Mr SHORTEN (MaribyrnongMinister for Financial Services and Superannuation and Minister for Employment and Workplace Relations) (14:52): I thank the member for Chifley for his question. He raises a very important matter, and that is the gender savings gap that exists in Australia. It is a fact that women in Australia earn on average 17 per cent less than men; it is a fact that 2.2 million Australian working women earn less than $37,000; it is a fact that Australian working women are more likely to be in part-time jobs; it is a fact that women have more periods of broken service and employment because they take time off to raise families; it is also a fact that when women retire, they have, on average, in their superannuation balances $149,000, whereas men have, on average, $266,000. There is clearly a gap in Australia between the retirement savings of men and women. Labor is actually tackling this gap. I will not go on a link about what we are doing with workplace relations, because I think that everyone in Australia knows that Labor is more fair dinkum about the equal treatment of women in the workplace that those opposite. But on superannuation, too, we are tackling this gap.
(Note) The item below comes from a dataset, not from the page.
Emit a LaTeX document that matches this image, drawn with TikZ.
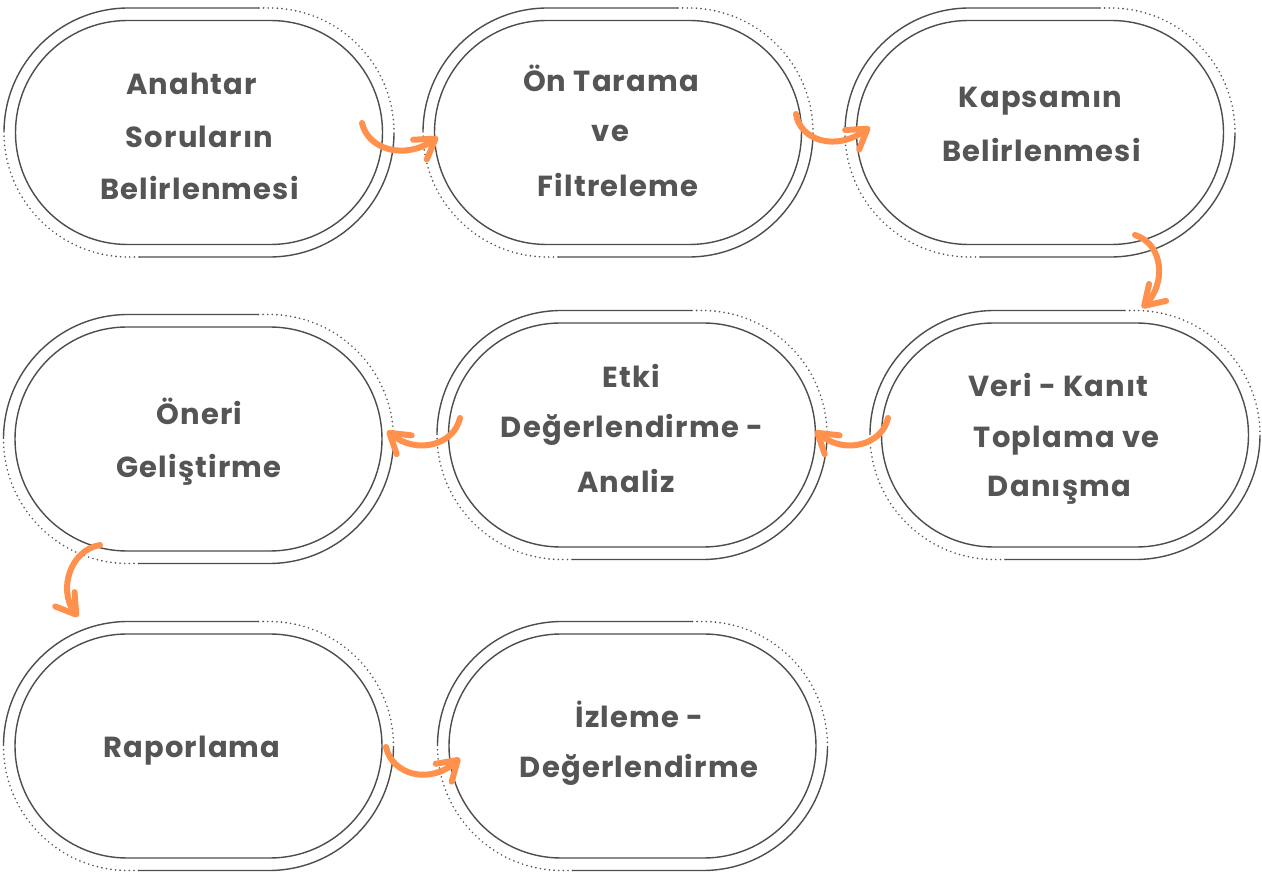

By increasing superannuation from nine to 12 per cent, Labor is giving every woman who goes to work the chance to have a more dignified retirement by increased superannuation savings. A 29-year-old receptionist today earning $45,000, courtesy of Labor's policies, will have an extra $83,000 in retirement. A hairdresser at the age of 20 earning $37,000 will have an extra $111,000, courtesy of Labor lifting super from nine to 12. It is also true to say that by Labor axing the 15 per cent tax on superannuation contributions for 2.2 million Australian working women, we are giving a lot more women the chance to have more money in retirement. That is what we are doing to tackle the gap.

But I am asked by the member for Chifley, are there other policies? I regret to inform the House that there are. The opposition, in their reply to the budget, stunned Australian working women by saying that they are going to freeze the increases in superannuation at 9¼ per cent. Why do they want women to retire with less money? The opposition also reconfirm their great big new 15 per cent tax on 2.2 million Australian. I hope that the members of the opposition, when they leave this place this weekend, when they are having their hair cut, when they are going to health services, when they are hearing reports about how their kids have gone at school, when they are in the retail sector, have got the courage to tell these working women: 'We don't want you to retire with as much money'. I hope they have got the courage to look in the face 2.2 million Australian women and say: 'By the way, if you vote coalition, we're going to do you over. We don't value you.' Labor is the only party who wants to see women retire with an adequate, decent retirement.